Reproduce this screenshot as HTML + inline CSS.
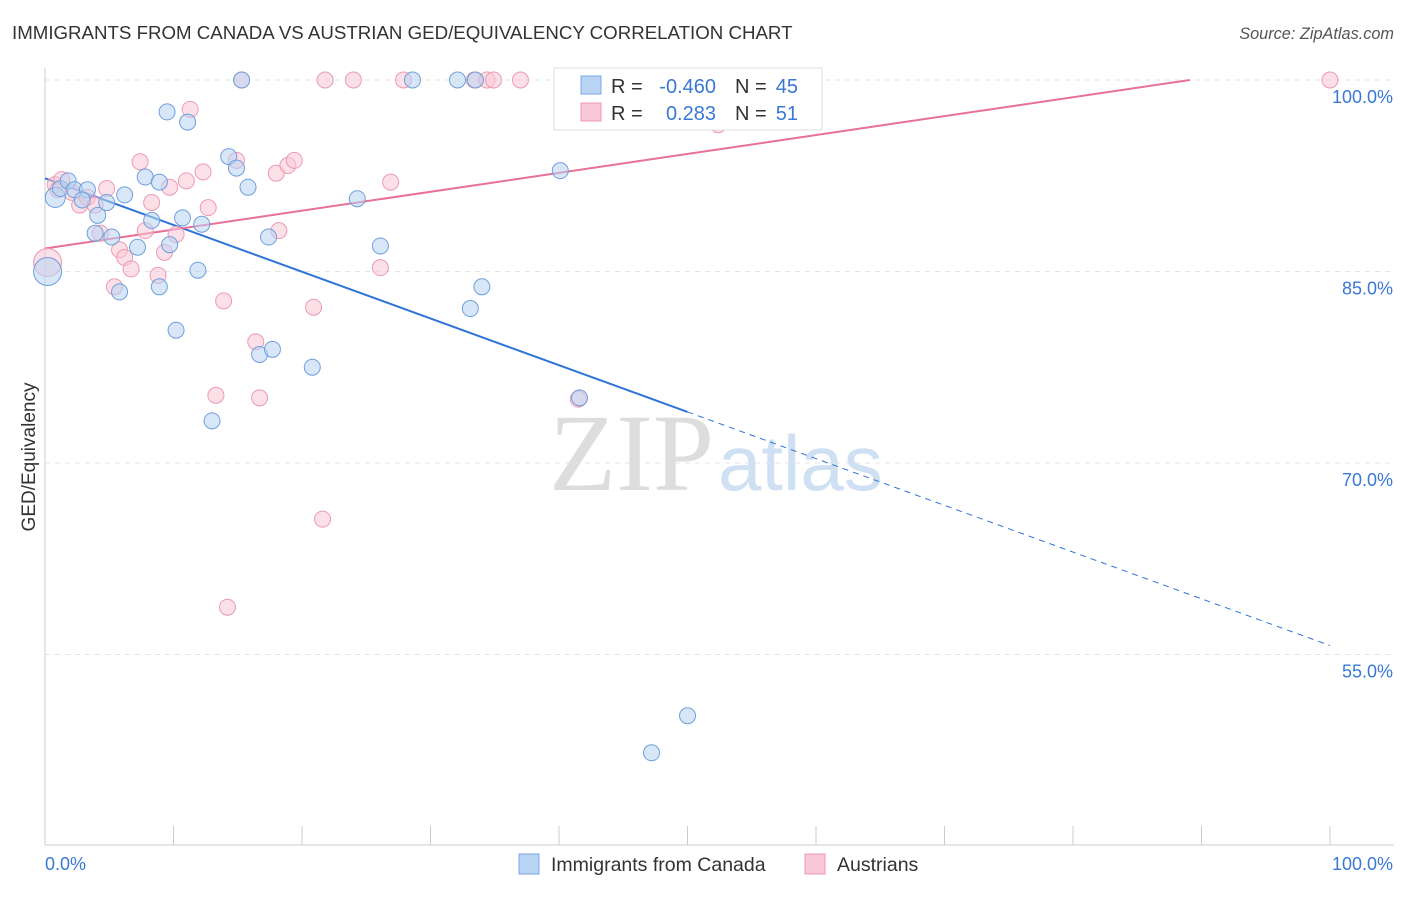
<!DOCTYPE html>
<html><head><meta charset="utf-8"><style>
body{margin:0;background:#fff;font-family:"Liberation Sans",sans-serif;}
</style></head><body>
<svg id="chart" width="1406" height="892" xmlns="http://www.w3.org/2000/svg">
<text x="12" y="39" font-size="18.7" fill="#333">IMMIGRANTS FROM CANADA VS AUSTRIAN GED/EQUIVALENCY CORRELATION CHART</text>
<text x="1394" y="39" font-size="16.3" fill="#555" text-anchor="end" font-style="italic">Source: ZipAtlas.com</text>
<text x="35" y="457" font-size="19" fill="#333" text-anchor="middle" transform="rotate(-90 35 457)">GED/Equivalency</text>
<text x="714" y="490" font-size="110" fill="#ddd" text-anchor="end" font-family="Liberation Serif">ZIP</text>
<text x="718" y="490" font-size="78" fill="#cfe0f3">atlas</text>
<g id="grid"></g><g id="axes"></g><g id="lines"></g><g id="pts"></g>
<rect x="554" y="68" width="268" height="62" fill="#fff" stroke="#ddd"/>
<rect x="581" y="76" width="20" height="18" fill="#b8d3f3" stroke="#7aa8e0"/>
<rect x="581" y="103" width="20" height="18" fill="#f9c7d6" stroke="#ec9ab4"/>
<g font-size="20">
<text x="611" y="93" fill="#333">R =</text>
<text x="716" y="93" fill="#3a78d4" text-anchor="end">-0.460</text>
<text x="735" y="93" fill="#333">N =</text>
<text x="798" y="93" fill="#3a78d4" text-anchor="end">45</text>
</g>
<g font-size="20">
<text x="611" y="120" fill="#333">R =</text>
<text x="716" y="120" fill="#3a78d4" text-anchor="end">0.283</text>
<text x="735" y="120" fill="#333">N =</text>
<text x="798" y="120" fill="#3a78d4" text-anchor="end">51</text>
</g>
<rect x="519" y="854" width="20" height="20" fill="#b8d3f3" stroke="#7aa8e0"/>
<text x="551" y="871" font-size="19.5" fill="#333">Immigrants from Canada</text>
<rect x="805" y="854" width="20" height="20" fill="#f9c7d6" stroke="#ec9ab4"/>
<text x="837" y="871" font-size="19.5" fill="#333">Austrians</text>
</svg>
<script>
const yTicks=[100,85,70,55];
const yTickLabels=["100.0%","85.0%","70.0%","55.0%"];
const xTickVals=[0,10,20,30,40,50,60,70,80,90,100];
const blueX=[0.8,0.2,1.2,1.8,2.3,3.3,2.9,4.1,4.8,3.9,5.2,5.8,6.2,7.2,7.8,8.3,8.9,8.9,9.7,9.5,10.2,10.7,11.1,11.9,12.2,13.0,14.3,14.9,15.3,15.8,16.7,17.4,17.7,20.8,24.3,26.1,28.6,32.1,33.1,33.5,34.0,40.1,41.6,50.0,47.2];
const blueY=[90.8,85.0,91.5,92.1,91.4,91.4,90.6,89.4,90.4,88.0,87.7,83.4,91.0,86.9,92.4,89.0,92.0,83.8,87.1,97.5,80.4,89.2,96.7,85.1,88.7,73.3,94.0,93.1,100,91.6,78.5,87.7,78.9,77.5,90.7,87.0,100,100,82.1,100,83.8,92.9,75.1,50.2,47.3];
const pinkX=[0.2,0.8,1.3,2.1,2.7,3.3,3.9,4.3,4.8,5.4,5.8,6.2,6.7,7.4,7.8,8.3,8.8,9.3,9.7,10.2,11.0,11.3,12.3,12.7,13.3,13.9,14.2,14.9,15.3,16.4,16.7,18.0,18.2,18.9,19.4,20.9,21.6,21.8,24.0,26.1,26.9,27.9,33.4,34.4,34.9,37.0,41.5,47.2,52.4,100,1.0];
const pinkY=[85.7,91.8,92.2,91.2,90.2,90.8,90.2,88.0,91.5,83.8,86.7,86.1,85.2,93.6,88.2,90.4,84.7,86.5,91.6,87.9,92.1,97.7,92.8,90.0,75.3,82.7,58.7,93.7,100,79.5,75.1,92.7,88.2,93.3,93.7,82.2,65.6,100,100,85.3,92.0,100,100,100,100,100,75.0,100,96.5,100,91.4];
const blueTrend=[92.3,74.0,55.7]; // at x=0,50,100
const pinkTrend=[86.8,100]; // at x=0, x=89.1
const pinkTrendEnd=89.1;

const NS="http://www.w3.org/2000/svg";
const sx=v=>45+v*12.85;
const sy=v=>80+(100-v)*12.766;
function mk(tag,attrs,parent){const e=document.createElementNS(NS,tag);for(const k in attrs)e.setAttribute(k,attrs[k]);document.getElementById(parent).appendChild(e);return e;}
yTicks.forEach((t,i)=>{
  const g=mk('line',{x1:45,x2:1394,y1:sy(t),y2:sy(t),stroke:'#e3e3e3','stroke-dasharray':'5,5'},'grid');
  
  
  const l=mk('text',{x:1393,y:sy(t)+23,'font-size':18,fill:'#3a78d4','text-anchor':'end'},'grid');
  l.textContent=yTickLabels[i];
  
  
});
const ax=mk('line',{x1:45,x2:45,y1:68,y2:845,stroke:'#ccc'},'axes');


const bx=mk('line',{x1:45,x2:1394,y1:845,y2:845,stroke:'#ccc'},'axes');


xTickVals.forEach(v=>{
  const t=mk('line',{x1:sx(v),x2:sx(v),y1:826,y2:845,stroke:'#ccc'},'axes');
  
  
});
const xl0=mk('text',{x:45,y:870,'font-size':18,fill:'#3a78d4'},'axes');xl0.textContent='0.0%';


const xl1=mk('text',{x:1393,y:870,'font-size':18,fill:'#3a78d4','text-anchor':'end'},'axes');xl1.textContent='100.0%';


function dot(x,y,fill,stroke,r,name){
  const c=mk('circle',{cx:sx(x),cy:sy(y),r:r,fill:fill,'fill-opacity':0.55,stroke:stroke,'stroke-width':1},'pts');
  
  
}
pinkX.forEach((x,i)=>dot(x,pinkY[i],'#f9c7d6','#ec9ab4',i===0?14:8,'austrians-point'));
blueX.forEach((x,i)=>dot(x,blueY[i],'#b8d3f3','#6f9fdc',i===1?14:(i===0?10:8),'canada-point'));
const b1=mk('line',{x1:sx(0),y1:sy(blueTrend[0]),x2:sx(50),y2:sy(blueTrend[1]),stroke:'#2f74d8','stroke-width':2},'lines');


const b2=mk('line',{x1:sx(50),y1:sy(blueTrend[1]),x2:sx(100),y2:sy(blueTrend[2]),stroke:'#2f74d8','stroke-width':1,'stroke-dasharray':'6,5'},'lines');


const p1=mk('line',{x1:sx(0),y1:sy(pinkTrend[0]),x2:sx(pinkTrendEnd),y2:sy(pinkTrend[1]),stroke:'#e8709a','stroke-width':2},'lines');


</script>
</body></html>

• • • • • • •

Reproduce all of the material exactly, apart from the pictures.

Reproduce this screenshot as HTML + inline CSS.
<!DOCTYPE html>
<html><head><meta charset="utf-8"><style>
body{margin:0;background:#fff;font-family:"Liberation Sans",sans-serif;}
</style></head><body>
<svg id="chart" width="1406" height="892" xmlns="http://www.w3.org/2000/svg">
<text x="12" y="39" font-size="18.7" fill="#333">IMMIGRANTS FROM CANADA VS AUSTRIAN GED/EQUIVALENCY CORRELATION CHART</text>
<text x="1394" y="39" font-size="16.3" fill="#555" text-anchor="end" font-style="italic">Source: ZipAtlas.com</text>
<text x="35" y="457" font-size="19" fill="#333" text-anchor="middle" transform="rotate(-90 35 457)">GED/Equivalency</text>
<text x="714" y="490" font-size="110" fill="#ddd" text-anchor="end" font-family="Liberation Serif">ZIP</text>
<text x="718" y="490" font-size="78" fill="#cfe0f3">atlas</text>
<g id="grid"></g><g id="axes"></g><g id="lines"></g><g id="pts"></g>
<rect x="554" y="68" width="268" height="62" fill="#fff" stroke="#ddd"/>
<rect x="581" y="76" width="20" height="18" fill="#b8d3f3" stroke="#7aa8e0"/>
<rect x="581" y="103" width="20" height="18" fill="#f9c7d6" stroke="#ec9ab4"/>
<g font-size="20">
<text x="611" y="93" fill="#333">R =</text>
<text x="716" y="93" fill="#3a78d4" text-anchor="end">-0.460</text>
<text x="735" y="93" fill="#333">N =</text>
<text x="798" y="93" fill="#3a78d4" text-anchor="end">45</text>
</g>
<g font-size="20">
<text x="611" y="120" fill="#333">R =</text>
<text x="716" y="120" fill="#3a78d4" text-anchor="end">0.283</text>
<text x="735" y="120" fill="#333">N =</text>
<text x="798" y="120" fill="#3a78d4" text-anchor="end">51</text>
</g>
<rect x="519" y="854" width="20" height="20" fill="#b8d3f3" stroke="#7aa8e0"/>
<text x="551" y="871" font-size="19.5" fill="#333">Immigrants from Canada</text>
<rect x="805" y="854" width="20" height="20" fill="#f9c7d6" stroke="#ec9ab4"/>
<text x="837" y="871" font-size="19.5" fill="#333">Austrians</text>
</svg>
<script>
const yTicks=[100,85,70,55];
const yTickLabels=["100.0%","85.0%","70.0%","55.0%"];
const xTickVals=[0,10,20,30,40,50,60,70,80,90,100];
const blueX=[0.8,0.2,1.2,1.8,2.3,3.3,2.9,4.1,4.8,3.9,5.2,5.8,6.2,7.2,7.8,8.3,8.9,8.9,9.7,9.5,10.2,10.7,11.1,11.9,12.2,13.0,14.3,14.9,15.3,15.8,16.7,17.4,17.7,20.8,24.3,26.1,28.6,32.1,33.1,33.5,34.0,40.1,41.6,50.0,47.2];
const blueY=[90.8,85.0,91.5,92.1,91.4,91.4,90.6,89.4,90.4,88.0,87.7,83.4,91.0,86.9,92.4,89.0,92.0,83.8,87.1,97.5,80.4,89.2,96.7,85.1,88.7,73.3,94.0,93.1,100,91.6,78.5,87.7,78.9,77.5,90.7,87.0,100,100,82.1,100,83.8,92.9,75.1,50.2,47.3];
const pinkX=[0.2,0.8,1.3,2.1,2.7,3.3,3.9,4.3,4.8,5.4,5.8,6.2,6.7,7.4,7.8,8.3,8.8,9.3,9.7,10.2,11.0,11.3,12.3,12.7,13.3,13.9,14.2,14.9,15.3,16.4,16.7,18.0,18.2,18.9,19.4,20.9,21.6,21.8,24.0,26.1,26.9,27.9,33.4,34.4,34.9,37.0,41.5,47.2,52.4,100,1.0];
const pinkY=[85.7,91.8,92.2,91.2,90.2,90.8,90.2,88.0,91.5,83.8,86.7,86.1,85.2,93.6,88.2,90.4,84.7,86.5,91.6,87.9,92.1,97.7,92.8,90.0,75.3,82.7,58.7,93.7,100,79.5,75.1,92.7,88.2,93.3,93.7,82.2,65.6,100,100,85.3,92.0,100,100,100,100,100,75.0,100,96.5,100,91.4];
const blueTrend=[92.3,74.0,55.7]; // at x=0,50,100
const pinkTrend=[86.8,100]; // at x=0, x=89.1
const pinkTrendEnd=89.1;

const NS="http://www.w3.org/2000/svg";
const sx=v=>45+v*12.85;
const sy=v=>80+(100-v)*12.766;
function mk(tag,attrs,parent){const e=document.createElementNS(NS,tag);for(const k in attrs)e.setAttribute(k,attrs[k]);document.getElementById(parent).appendChild(e);return e;}
yTicks.forEach((t,i)=>{
  const g=mk('line',{x1:45,x2:1394,y1:sy(t),y2:sy(t),stroke:'#e3e3e3','stroke-dasharray':'5,5'},'grid');
  
  
  const l=mk('text',{x:1393,y:sy(t)+23,'font-size':18,fill:'#3a78d4','text-anchor':'end'},'grid');
  l.textContent=yTickLabels[i];
  
  
});
const ax=mk('line',{x1:45,x2:45,y1:68,y2:845,stroke:'#ccc'},'axes');


const bx=mk('line',{x1:45,x2:1394,y1:845,y2:845,stroke:'#ccc'},'axes');


xTickVals.forEach(v=>{
  const t=mk('line',{x1:sx(v),x2:sx(v),y1:826,y2:845,stroke:'#ccc'},'axes');
  
  
});
const xl0=mk('text',{x:45,y:870,'font-size':18,fill:'#3a78d4'},'axes');xl0.textContent='0.0%';


const xl1=mk('text',{x:1393,y:870,'font-size':18,fill:'#3a78d4','text-anchor':'end'},'axes');xl1.textContent='100.0%';


function dot(x,y,fill,stroke,r,name){
  const c=mk('circle',{cx:sx(x),cy:sy(y),r:r,fill:fill,'fill-opacity':0.55,stroke:stroke,'stroke-width':1},'pts');
  
  
}
pinkX.forEach((x,i)=>dot(x,pinkY[i],'#f9c7d6','#ec9ab4',i===0?14:8,'austrians-point'));
blueX.forEach((x,i)=>dot(x,blueY[i],'#b8d3f3','#6f9fdc',i===1?14:(i===0?10:8),'canada-point'));
const b1=mk('line',{x1:sx(0),y1:sy(blueTrend[0]),x2:sx(50),y2:sy(blueTrend[1]),stroke:'#2f74d8','stroke-width':2},'lines');


const b2=mk('line',{x1:sx(50),y1:sy(blueTrend[1]),x2:sx(100),y2:sy(blueTrend[2]),stroke:'#2f74d8','stroke-width':1,'stroke-dasharray':'6,5'},'lines');


const p1=mk('line',{x1:sx(0),y1:sy(pinkTrend[0]),x2:sx(pinkTrendEnd),y2:sy(pinkTrend[1]),stroke:'#e8709a','stroke-width':2},'lines');


</script>
</body></html>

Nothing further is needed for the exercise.